Adjacent to the bay is 18932 acre of salty marshes, which in the western portion of the bay is part of Lester G. McNamara Wildlife Management Area. The bay is also bounded by sandy beaches and settlements. Water depth in the bay range from less than 1 m to greater than 10 m in the main water channel, which extends from the Great Egg Harbor Inlet to the mouth of the Tuckahoe and Great Egg Harbor rivers.

The channels in the bay carry sand and shell debris to the Great Egg Harbor Inlet. At the inlet, the shifting currents produce a hazardous waterway to boats, due to changes in the channel related to shoaling. To improve navigation and replenish beaches in Ocean City, the United States Army Corps of Engineers has periodically dredged sand from a location 5000 ft offshore the Great Egg Harbor Inlet.

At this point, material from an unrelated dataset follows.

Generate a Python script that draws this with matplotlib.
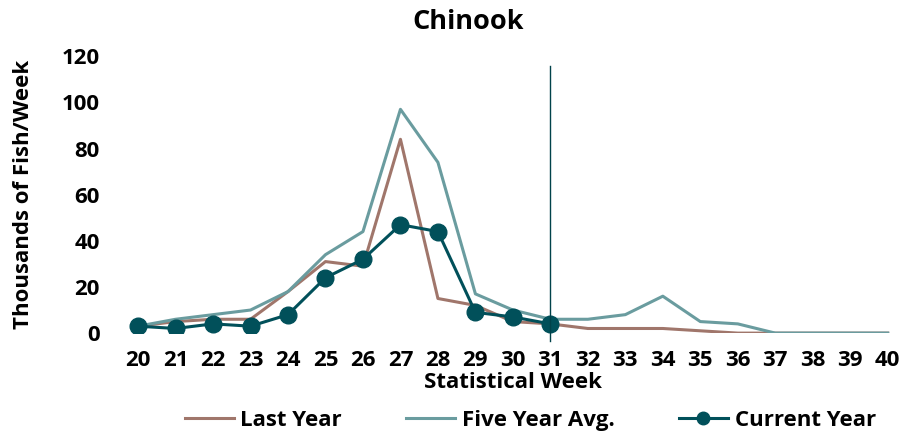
import matplotlib.pyplot as plt

weeks = list(range(20, 41))
last_year = [3, 5, 6, 6, 18, 31, 29, 84, 15, 12, 5, 4, 2, 2, 2, 1, 0, 0, 0, 0, 0]
five_year = [3, 6, 8, 10, 18, 34, 44, 97, 74, 17, 10, 6, 6, 8, 16, 5, 4, 0, 0, 0, 0]
current_weeks = list(range(20, 32))
current_year = [3, 2, 4, 3, 8, 24, 32, 47, 44, 9, 7, 4]
cutoff_week = 31

plt.rcParams['font.family'] = ['Open Sans', 'DejaVu Sans']
plt.rcParams['font.weight'] = 'bold'

fig = plt.figure(figsize=(9.11, 4.36), dpi=100)
ax = fig.add_axes([0.131, 0.236, 0.864, 0.635])

ax.plot(weeks, last_year, color='#a0766b', lw=2.2, label='Last Year')
ax.plot(weeks, five_year, color='#6a9c9f', lw=2.2, label='Five Year Avg.')
ax.plot(current_weeks, current_year, color='#01505a', lw=2.2, marker='o', ms=12,
        label='Current Year')
ax.axvline(cutoff_week, ymin=-0.028, ymax=0.964, color='#01424a', lw=1, clip_on=False)

ax.set_xlim(19.5, 40.5)
ax.set_ylim(0, 120)
ax.set_xticks(weeks)
ax.set_yticks(range(0, 121, 20))
ax.tick_params(axis='x', length=0, labelsize=16, pad=12)
ax.tick_params(axis='y', length=0, labelsize=16, pad=14)
for lbl in ax.get_xticklabels() + ax.get_yticklabels():
    lbl.set_fontweight('bold')
for s in ax.spines.values():
    s.set_visible(False)

fig.text(0.514, 0.95, 'Chinook', fontsize=19.5, fontweight='bold', ha='center', va='center')
ax.set_xlabel('Statistical Week', fontsize=16, fontweight='bold', labelpad=1)
ax.set_ylabel('Thousands of Fish/Week', fontsize=16, fontweight='bold')
ax.yaxis.set_label_coords(-0.108, 0.5)

fig.legend(*ax.get_legend_handles_labels(), loc='center', bbox_to_anchor=(0.582, 0.035),
           ncol=3, frameon=False, handlelength=2.2, handletextpad=0.3, columnspacing=2.9,
           prop={'weight': 'bold', 'size': 16}, markerscale=0.75)

fig.savefig('out.png', dpi=100)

Peck's Bay is a shallow extension of Great Egg Harbor Bay, located on the waterway's southern periphery between Ocean City and the Cape May County mainland. Peck's Bay also serves as part of the Intracoastal Waterway, connecting the Great Egg Harbor Bay with Crook Horn Creek. This waterway is along the west side of Ocean City, which reaches the ocean at Corson Inlet, and also continues as the Intercoastal southward through Cape May County.

==Islands==
Sediment from the rivers produce shoals and mudflats, which rise out of the bay to form a series of marshy islands. Rising seas are shrinking the islands by 7 mm per year: from 1940 to 1991, their area decreased by 5%. Among the largest islands are Cowpens Island and Shooting Island, both near Ocean City. The latter, which is part of Cape May Wetlands Wildlife Management Area, has been eroding since at least 1930. In 2018, Act Engineers Inc. began a $2.75 million project to install 1450 ft of concrete blocks, which would provide shelter for oysters and restore the island's marshes. In the middle of the bay are the Rainbow Islands, which total 250 acre in area, but which are submerged during high tide.

==Ecosystem==
The waterway and its channels carrying silt produce a soft bottom, creating a good habitat for shellfish that covers a 706 acre area. Other invertebrates in the bay include mussels, barnacles, amphipods, mysids, and worms. In shallow waters where sunlight can reach the bottom, algae and seagrasses grow. The bay serves as breeding grounds for hard clams and oysters. There are 32 species of fish in the bay, including six species that use the bay as spawning grounds. The endangered Leatherback sea turtle, and other turtle species, occupy the coastal waters of New Jersey, including in the bay. Dozens of bird species use the water and adjacent marsh lands as breeding grounds. Cowpens Island, located within the bay, is a bird sanctuary and a heron rookery. The region is one of the top 20 migratory bird locations in the country.

==Industry==
By the 18th century, Somers Point had several shipyards along the Great Egg Harbor Bay, supporting the shipbuilding industry. Shellfish harvesting is allowed from November 1 to April 30. Jet ski operations are popular along the bay in the summertime.

The barrier islands to the north and south - Ocean City and Longport - are heavily developed, with bulkheads modifying the natural coastline.